L’usine servant de tannerie et de moulin à tan, composée de plusieurs corps de bâtiment avec abri pour pompe ; le tout
formant un ensemble situé en face de la maison du numéro premièrement est cadastré sous le numéro 272 de la section D.
Une portion de jardin à l’est de la dite usine et la joignant cadastrée sous le numéro 271° section D et séparée du jardin restant appartenir à Monsieur Picher par un mur nouvellement construit qui sera mitoyen entre le vendeur el les acquéreurs.
Ces usine et jardin situés sur la rivière l’Erve se tiennent et se joignent au sud sur le chemin de Château Gaillard et à l’est le jardin restant à Monsieur Picher.
…….
Les roues hydrauliques des deux moulins, les machines et les dormants, virants, travaillants, les courroies de
transmission, la pompe hydraulique, les cuves, et fosses et en un mot tout le matériel brut de la tannerie …..
21 août 1929
Me Gauvin vente par MM Martin à MM Chauveau
……… Un groupe de divers bâtiments sis en face de la maison d’habitation ci-dessus, de
l’autre côté du chemin, servant autrefois de tannerie et de moulin à tan, actuellement sans affectation et dans lesquels se trouve une chute d’eau.

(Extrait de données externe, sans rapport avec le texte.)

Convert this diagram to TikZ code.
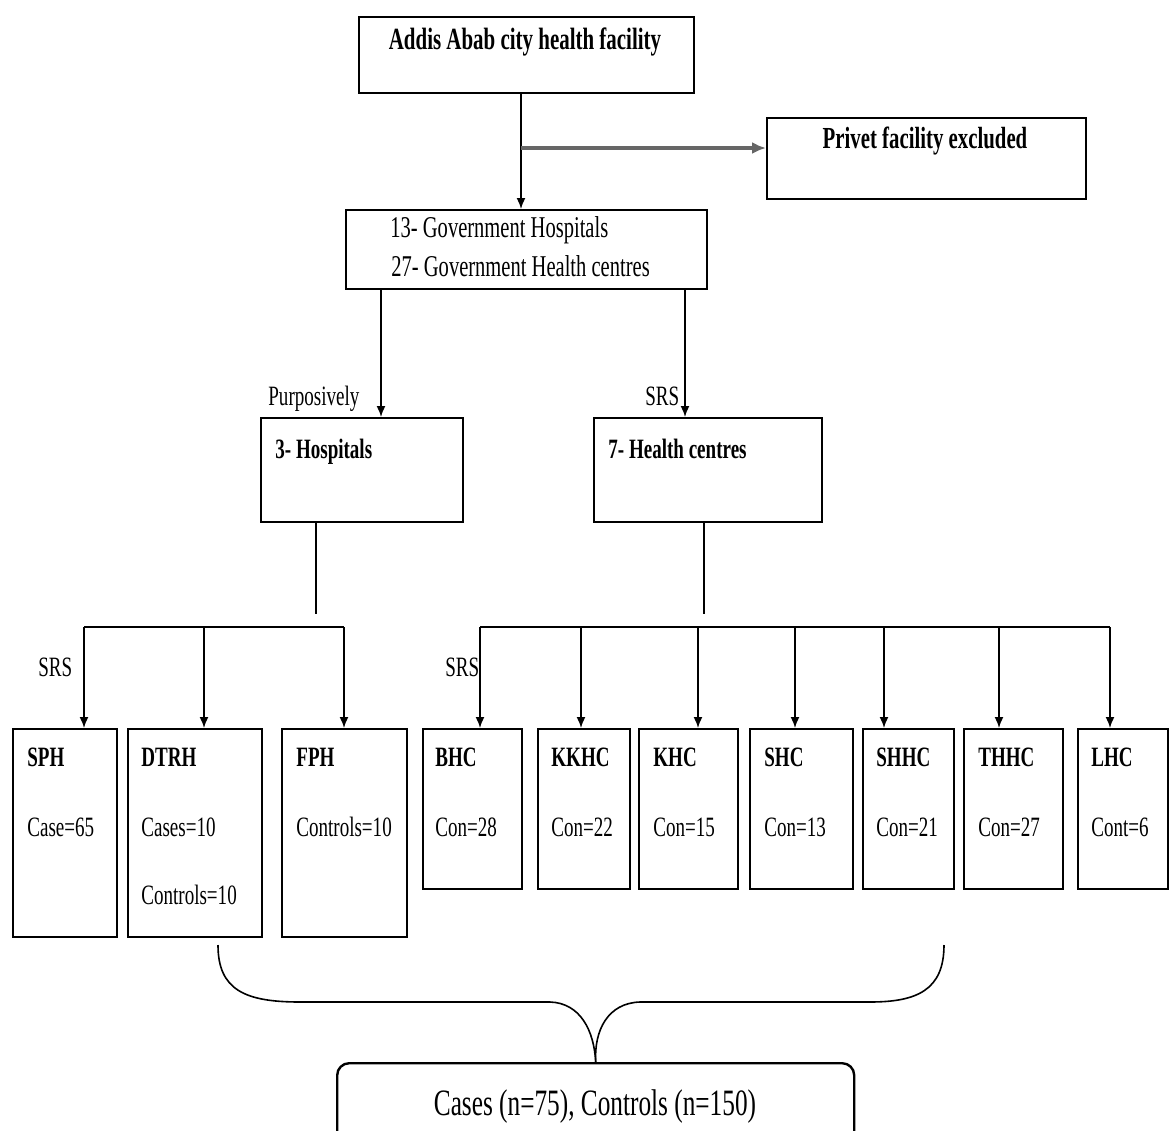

Et un jardin de chaque côté de ces bâtiments…………………….. Le tout est cadastré section D, numéros 272 271p et 273 pour une contenance de six ares vingt-trois centiares.
11 septembre 1941
Me Coudray vente par MM Chauveau- Lecomte aux consorts Lair Dubreuil
…. A proximité de la maison et de l’autre côté du sentier, autre bâtiment construit en pierres et couvert en ardoises, comprenant :
Au rez de chaussée : grand hall dans lequel se trouvent les appareils de distribution et de filtrage de l’eau qui sont également immeubles par destination et qui font partie de la présente vente.
Vaste grenier sur le tout.
Petits jardins à l’est et à l’ouest de ce bâtiment et chute d’eau.
Le tout figurant au cadastre section D numéro 272 pour une superficie de deux ares quarante deux centiares
Numéro 271p pour une superficie de un are huit centiares
Et numéro 273 pour une superficie de deux ares soixante treize centiares.